Henry bought the Globe in the autumn of 2013. It was a conflict of interest then, it is a conflict of interest now. From the public’s perception, it clouds the great work our great reporters do. We are in a no-win position. If we support anything the Sox do, we are in the bag. If we get a scoop, it was spoon-fed from the owner. If, on the other hand, we get beat on a story, we are stooges.
I have been covering the Red Sox for more than 40 years. My opinions have been independent of ownership, whether it was Jean Yawkey, Haywood Sullivan, John Harrington, or John Henry. In my view, the Red Sox are a public trust, and we hold the owners accountable to this unique charge. Sox owners always must answer to the great, hard-core baseball fans of New England.
Henry owned the Sox for more than a decade before he bought the Globe. A lot of stuff happened in those years. The Red Sox shattered the Curse of the Bambino and won a couple of World Series.
Henry and I had a good professional relationship in those sweet years of owner/reporter independence. We took a boat ride together to Bainbridge when the Sox were playing the Mariners in Seattle. I went to his house for dinner to watch the Sox play a road game in Kansas City. We regularly went back and forth on email.
It all started to go south in 2009 when David Ortiz’s name surfaced in a New York Times report on MLB players who had tested positive for performance-enhancing drugs in 2003 baseline testing that was supposed to be anonymous. In the wake of that news, I reassessed the championship of 2004, in which Papi and oft-caught-cheater Manny Ramirez overcame Yankee steroid guys Andy Pettitte, Gary Sheffield, Jason Giambi, and Alex Rodriguez and concluded “our cheaters were better than their cheaters.”
Things have never been the same since. Henry stopped returning my calls and emails.
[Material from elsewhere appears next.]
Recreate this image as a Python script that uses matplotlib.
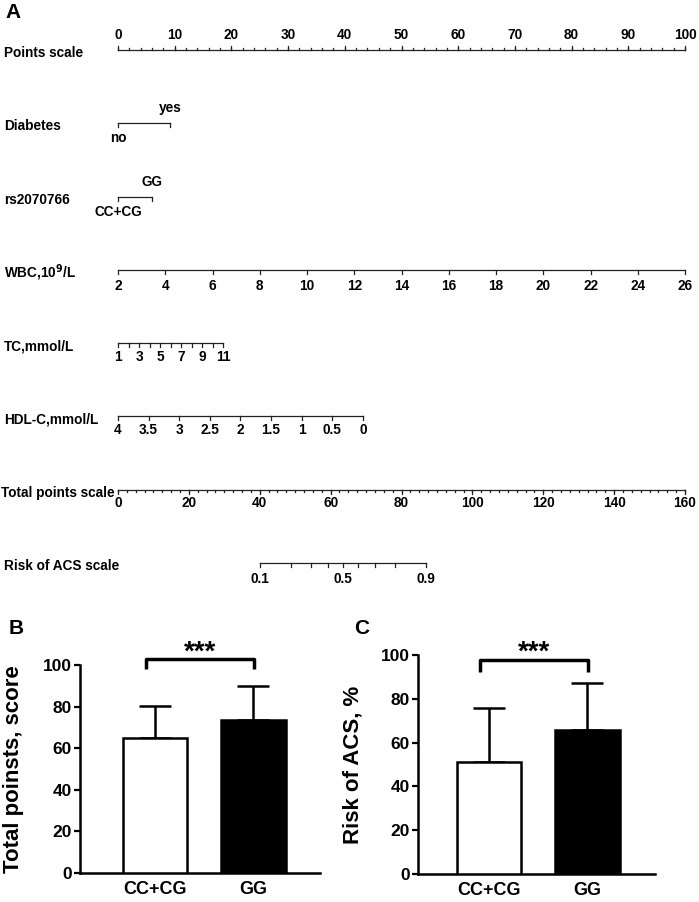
import numpy as np
import matplotlib
matplotlib.use('Agg')
import matplotlib.pyplot as plt
from matplotlib import transforms

plt.rcParams['font.family'] = ['Liberation Sans', 'DejaVu Sans']
plt.rcParams['font.weight'] = 'bold'
plt.rcParams['axes.labelweight'] = 'bold'

# ---- nomogram (panel A) values ----
points_ticks = np.arange(0, 101, 10)
points_minor = np.arange(0, 101, 2)
diabetes_levels = ['no', 'yes']
diabetes_pts = [0, 9.2]
rs_levels = ['CC+CG', 'GG']
rs_pts = [0, 6.0]
wbc_ticks = np.arange(2, 27, 2)
wbc_pts = (0, 100)          # points at 2 and 26
tc_ticks = np.arange(1, 12)
tc_labels = [1, 3, 5, 7, 9, 11]
tc_pts = (0, 18.6)          # points at 1 and 11
hdl_ticks = np.arange(4, -0.01, -0.5)
hdl_labels = ['4', '3.5', '3', '2.5', '2', '1.5', '1', '0.5', '0']
hdl_pts = (0, 43.2)         # points at 4 and 0
total_ticks = np.arange(0, 161, 20)
total_minor = np.arange(0, 161, 2.5)
risk_ticks = [0.1, 0.2, 0.3, 0.4, 0.5, 0.6, 0.7, 0.8, 0.9]
risk_labels = [0.1, 0.5, 0.9]
risk_total = (40.1, 86.8)   # total points at risk 0.1 and 0.9

# ---- bar panels (B, C) ----
genotypes = ['CC+CG', 'GG']
total_mean = [65.0, 73.6]
total_sd = [15.3, 16.4]
risk_mean = [51.2, 65.8]
risk_sd = [24.7, 21.3]

W, H = 699, 902
fig = plt.figure(figsize=(W / 100, H / 100), dpi=100)

ROW = 73.3
TOP = 605
ax = fig.add_axes([118 / W, 1 - TOP / H, 567 / W, TOP / H])
ax.set_xlim(0, 100)
ax.set_ylim((TOP - 50) / ROW, -50 / ROW)
ax.axis('off')

lab_tr = transforms.blended_transform_factory(fig.transFigure, ax.transData)
LW = 0.9
FS = 9.8


def lin(v, v0, v1, p0, p1):
    return p0 + (np.asarray(v, float) - v0) / (v1 - v0) * (p1 - p0)


def px(n):
    return n / ROW


def draw_scale(row, name, xs, tick_len=4, up=False, minor=None, minor_len=2.5):
    ax.plot([min(xs), max(xs)], [row, row], color='#222222', lw=LW, clip_on=False)
    s = -1 if up else 1
    for x in xs:
        ax.plot([x, x], [row, row + s * px(tick_len)], color='#222222', lw=LW, clip_on=False)
    if minor is not None:
        for x in minor:
            ax.plot([x, x], [row, row + s * px(minor_len)], color='#222222', lw=LW, clip_on=False)
    ax.text(4 / W, row + px(3), name, transform=lab_tr, fontsize=FS,
            fontweight='bold', ha='left', va='center')


def put(x, row, dy, txt):
    ax.text(x, row + px(dy), txt, fontsize=FS, fontweight='bold',
            ha='center', va='center', clip_on=False)


# row 0: points
draw_scale(0, 'Points scale', points_ticks, up=True, minor=points_minor)
for v in points_ticks:
    put(v, 0, -15, str(v))

# row 1: diabetes
draw_scale(1, 'Diabetes', diabetes_pts)
put(diabetes_pts[0], 1, 15, diabetes_levels[0])
put(diabetes_pts[1], 1, -15, diabetes_levels[1])

# row 2: rs2070766
draw_scale(2, 'rs2070766', rs_pts)
put(rs_pts[0], 2, 15, rs_levels[0])
put(rs_pts[1], 2, -15, rs_levels[1])

# row 3: WBC
wx = lin(wbc_ticks, 2, 26, *wbc_pts)
draw_scale(3, 'WBC,10$^{\\mathbf{9}}$/L', wx)
for v, x in zip(wbc_ticks, wx):
    put(x, 3, 16, str(v))

# row 4: TC
tx = lin(tc_ticks, 1, 11, *tc_pts)
draw_scale(4, 'TC,mmol/L', tx)
for v in tc_labels:
    put(lin(v, 1, 11, *tc_pts), 4, 14, str(v))

# row 5: HDL-C
hx = lin(hdl_ticks, 4, 0, *hdl_pts)
draw_scale(5, 'HDL-C,mmol/L', hx)
for t, x in zip(hdl_labels, hx):
    put(x, 5, 14, t)

# row 6: total points (0-160 spans the whole points axis)
tot_x = total_ticks / 160 * 100
draw_scale(6, '', tot_x, minor=total_minor / 160 * 100)
ax.text(115 / W, 6 + px(3), 'Total points scale', transform=lab_tr, fontsize=FS,
        fontweight='bold', ha='right', va='center')
for v, x in zip(total_ticks, tot_x):
    put(x, 6, 13, str(v))

# row 7: risk (logit scale)
lg = lambda p: np.log(np.asarray(p) / (1 - np.asarray(p)))
rtot = lin(lg(risk_ticks), lg(0.1), lg(0.9), *risk_total)
draw_scale(7, 'Risk of ACS scale', rtot / 160 * 100)
for p in risk_labels:
    put(lin(lg(p), lg(0.1), lg(0.9), *risk_total) / 160 * 100, 7, 16, str(p))


# ---- bar panels ----
def bar_panel(rect, xlim, means, sds, ylabel, br_top, br_leg, star_y):
    b = fig.add_axes(rect)
    xs = np.arange(len(means))
    b.bar(xs, means, width=0.65, color=['white', 'black'], edgecolor='black',
          linewidth=1.8, zorder=3)
    b.errorbar(xs, means, yerr=[np.zeros(len(sds)), sds], fmt='none', ecolor='black',
               elinewidth=1.8, capsize=11.5, capthick=1.8, zorder=2)
    b.set_xlim(*xlim)
    b.set_ylim(0, 100)
    b.set_yticks(np.arange(0, 101, 20))
    b.set_yticklabels([str(v) for v in range(0, 101, 20)], fontsize=12.5, fontweight='bold')
    b.set_xticks(xs)
    b.set_xticklabels(genotypes, fontsize=13, fontweight='bold')
    b.tick_params(axis='y', width=1.6, length=4, pad=2)
    b.tick_params(axis='x', length=0, pad=6)
    for s in ['top', 'right']:
        b.spines[s].set_visible(False)
    for s in ['left', 'bottom']:
        b.spines[s].set_linewidth(1.8)
    b.set_ylabel(ylabel, fontsize=16, fontweight='bold')
    b.plot([-0.09, -0.09, 1.01, 1.01], [br_leg, br_top, br_top, br_leg],
           color='black', lw=2.5, clip_on=False, solid_capstyle='butt')
    b.text(0.46, star_y, '***', fontsize=20, fontweight='bold',
           ha='center', va='center', clip_on=False)
    return b


bB = bar_panel([80 / W, 1 - 873 / H, 240 / W, 208 / H], (-0.76, 1.675),
               total_mean, total_sd, 'Total poinsts, score', 102.9, 98.1, 106)
bB.yaxis.set_label_coords(-56 / 240, 0.5)
bC = bar_panel([418 / W, 1 - 874 / H, 237 / W, 219 / H], (-0.72, 1.685),
               risk_mean, risk_sd, 'Risk of ACS, %', 97.7, 92.2, 101)
bC.yaxis.set_label_coords(-54 / 237, 0.5)

fig.text(5 / W, 1 - 13 / H, 'A', fontsize=15, fontweight='bold', va='center', ha='left')
fig.text(9 / W, 1 - 629 / H, 'B', fontsize=15, fontweight='bold', va='center', ha='left')
fig.text(354 / W, 1 - 629 / H, 'C', fontsize=15, fontweight='bold', va='center', ha='left')

fig.savefig('out.png', dpi=100)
Things went downhill in a big way after the Sox fired Terry Francona at the end of the 2011 season. When Francona was out of baseball in 2012, I wrote a book with the ex-manager in which Francona called out his former bosses, saying they do not love baseball.
Henry/Shaughnessy relations were particularly strained after the book, and there was considerable interest regarding the book’s sources. During this time, Henry went on the radio, called me a “ridiculous writer,” and challenged my credibility as a truth-teller.
When Henry bought the Globe in 2013, I swung into action in my office, Argo-like, shredding documents and breaking hard drives to make sure all proprietary information from the book was erased. It probably was unnecessary.
The following spring, after the Boston baseball media had its annual state-of-the-team Q-and-A with Henry and Tom Werner, I playfully asked Henry how Globies should address him now that he was the Globe’s owner.
“Is it ‘John,’ or ‘Mr. Henry,’ or ‘boss’?’’ I asked. “How should we address you now that you own the paper?”
“Well, usually, you call me [expletive],” said Henry.
He wasn’t joking.
It has not gotten better. The owner of the paper and the paper’s veteran sports columnist do not speak. Walls get frosty when we are in the same room.
It is an ongoing situation. The Sox have become fiscally responsible in recent offseasons, and on an almost-weekly basis, I’ve pounded them for cheaping out, not doing right by Fenway fans who pay the highest prices in baseball.
Some of our baseball writers/columnists disagree with many of my takes. Fortunately, there’s no Fox News/CNN one-way agenda in Globe sports. You get multiple viewpoints, even hot takes that the Red Sox owner would never support.
Give this man his props. Henry has allowed me to do my job. He has not done what Rob Manfred did to Ken Rosenthal. He has trusted his faithful readers to make up their own minds.
It ain't all that often, nor has it been for quite some time, but when Shank is on point, he's on point.